Over half Kosovo’s missing accounted for, mostly through body identification –UN

6 December 2006

Over half of the more than 5,200 people reported missing in Kosovo after the 1998-99 conflict have been accounted for, mostly through identification of their remains, but concerns for those still missing is one of the most pressing issues in the ethnic Albanian-majority Serbian province, the United Nations mission there said today.

“It is of the highest priority to find the missing persons and identify the bodies,” UN Interim Administration Mission in Kosovo (UNMIK) Director of Justice Albert Moskowitz reported. The UN has run the province ever since Western Forces drove out Yugoslav troops in 1999 amid atrocities committed in ethnic fighting.
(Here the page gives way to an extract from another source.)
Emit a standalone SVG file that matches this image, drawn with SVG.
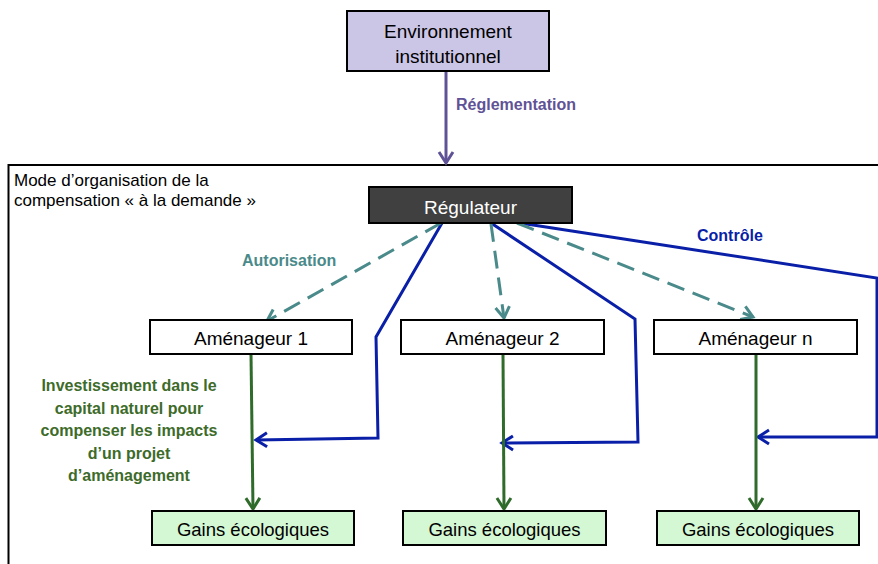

“Up to date, there are around 530 individuals whose remains have not yet been identified. To clarify the fate of the missing is a long and sensitive process and it is of special importance for the families affected. It is also essential to find the missing in order to help stabilize the region,” Mr. Moskowitz added.

A total of 5,206 people were reported missing after the conflict. By the end of last month, 2,150 persons (Kosovo Albanians, Kosovo Serbs and other ethnic minorities) where still listed missing, according to the International Committee of the Red Cross (ICRC).

From 2002, the UN Office on Missing Persons and Forensics (OMPF) succeeded in reducing the number by over 50 per cent. OMPF was created in 2002 as a division in the UNMIK Department of Justice. Today, the office consists of 55 staff members who work to clarify the fate of the missing persons.

As of 1 December, 1,807 missing persons have been pronounced dead and have had their remains returned to their families. In addition, about 100 missing persons have been identified, but the families have chosen not to accept the bodies until other members of their families or communities are found so that they can be buried together.

OMPF has developed a Memory Project to create a public record of the experiences of the families of the missing. The first initiative used theatre to explore the painful issues facing the families and was compiled into the publication Voices. The second, an oral histories initiative, video-records interviews with the families to build a historical archive.